Dans le cadre d’un litige, se posera aussi la question de la preuve. S’agissant d’une obligation de moyens, il appartiendra aux requérants de démontrer que l’opérateur n’a pas mis en œuvre tous les moyens à sa disposition pour assurer une exposition aussi faible que possible. Cela promet de belles batailles d’experts, du moins dans l’hypothèse où le requérant aura une connaissance suffisante d’un point de vue technique et sanitaire, ce qui est loin d’être certain.

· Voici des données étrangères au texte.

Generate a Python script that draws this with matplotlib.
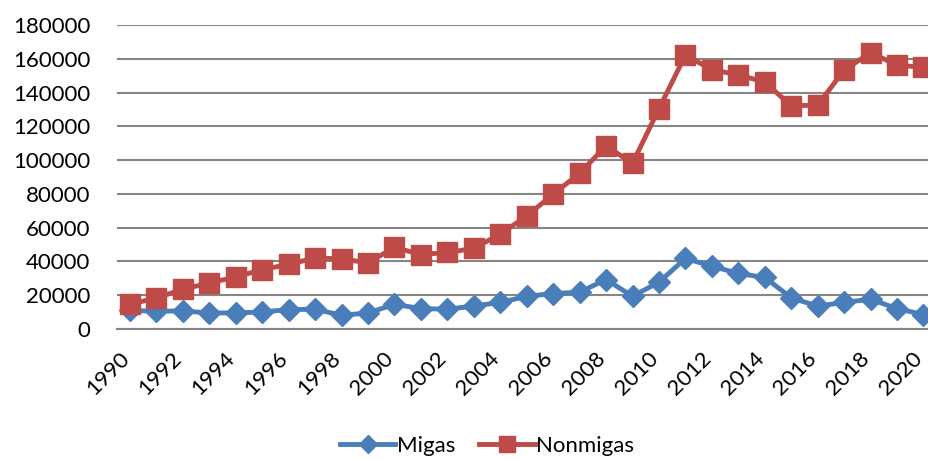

L’intérêt du principe de sobriété n’est pas négligeable pour autant, notamment en présence de plusieurs relais sur un lieu déterminé. La contestation de l’implantation d’une antenne ne pouvait s’appuyer sur l’absence de mutualisation entre opérateurs d’une antenne déjà existante et ne pouvait pas se fonder sur un niveau global d’ondes trop important, le seul élément pris en compte étant celui des émissions de la nouvelle installation.
Le principe de sobriété pourrait être un outil juridique utile dans ce cas de figure et conduire à rejeter l’implantation d’une antenne, au motif que le cumul des ondes électromagnétiques contrevient au principe en question. Ce sera d’autant plus le cas lorsque, lors de l’implantation d’une installation radioélectrique et sur demande du maire, son exploitant a dû joindre au dossier d’information une simulation de l’exposition dont l’objectif est de donner une estimation des niveaux de champs électromagnétiques. Cette information portera en effet sur l’installation radioélectrique, compte tenu des paramètres d’émission envisagés par l’exploitant, mais surtout de l’environnement dans lequel elle s’insère.